Sınav uygulamasıyla istihdam sağlanması örneklerinin Feshane ve Hereke fabrikalarında gerçekleştirildiğini başka belgelerde de görmekteyiz. Bu sınavların çoğunlukla kişilerin sanat becerilerini, okuma yazma bilgisini ve hesap tutmakla ilgili yeterli olup olmadığını ölçme amacıyla yapıldığını belgelerde geçen ifadelerden anlamaktayız. Bunun yanı sıra fabrikalara amele alınırken hüsn-i hal kağıdı ve şahadetname istendiğini, bunların verilmesi halinde bile fabrikaca yapılan imtihanın sonucunun geçerli ve öncelikli olduğunu (BEO.4711.353251, 1324/1906) anlamaktayız. Özellikle memuriyet kadrolarına sınavla alım uygulamasının yerleşik hale getirilmeye çalışıldığını, bu amaçla yasal düzenlemeler yapıldığını, buna rağmen kimi örneklerde (A.MKT.MHM.142.5) görüldüğü üzere imtihansız ve hariçten tayinlerin de yapıldığını söyleyebiliriz.
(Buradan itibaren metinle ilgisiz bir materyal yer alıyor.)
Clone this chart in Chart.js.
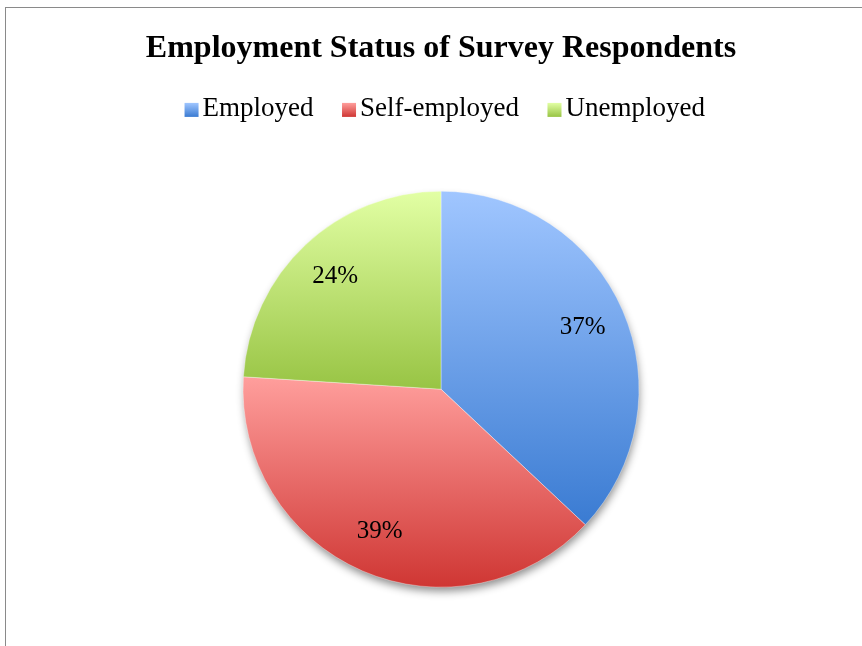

Fabrikalar dışında kalan fakat kamu kurumu olarak hizmet veren çeşitli nezaretlerdeki göreve tayin, yükselme ve azil gibi konularla ilgili faklı düzenleme ve uygulamaları içerisinden örnek olarak zikretmeyi uygun gördüğümüz bir düzenleme 9 maddeden oluşan ve görece olarak incelenen dönemin geç yıllarında kabul edilen Orman ve Ziraat

ve Maadin ve Baytar Memurlarının Tayin ve Azillerine Dair Nizamnamedir (BOA;

DH.HMŞ.25.31, 18 R.A. 1331/27 Mart 1913). Bu düzenleme ile nizamnamenin adında geçen farklı nezaretlere memur, mühendis ve diğer unvanlara sahip çalışanların tayin ve azil yöntemleri belirlenmiştir.

Bu düzenlemeye göre, görev alanı birkaç ili kapsayan müfettişler, çeşitli mekteplerin müdürleri ve muallimleri doğrudan Ticaret ve Ziraat Nezareti tarafından tayin olunmakta, terfi ve gereğinde azil işlemleri yapılmaktadır. Sayılanlara göre alt kademe olarak görülebilecek orman müfettişleri, fen memurları, maden mühendisleri, çiftçilik ve amele mektepleri müdürleri ve öğretmenleri hakkında ise valilik veya mutasarrıflıklarca işlem yapılmaktadır. Düzenlemede yer verilen ve dikkat çeken

hususlardan birisi fen memuru olarak adlandırılan teknik personellerin bu görevlere atanabilmek için bitirmeleri gereken okulların da sıralanmış olmasıdır. Buradan hareketle teknik görevlerde eğitim ve iş uyumunun arandığı söylenebilir.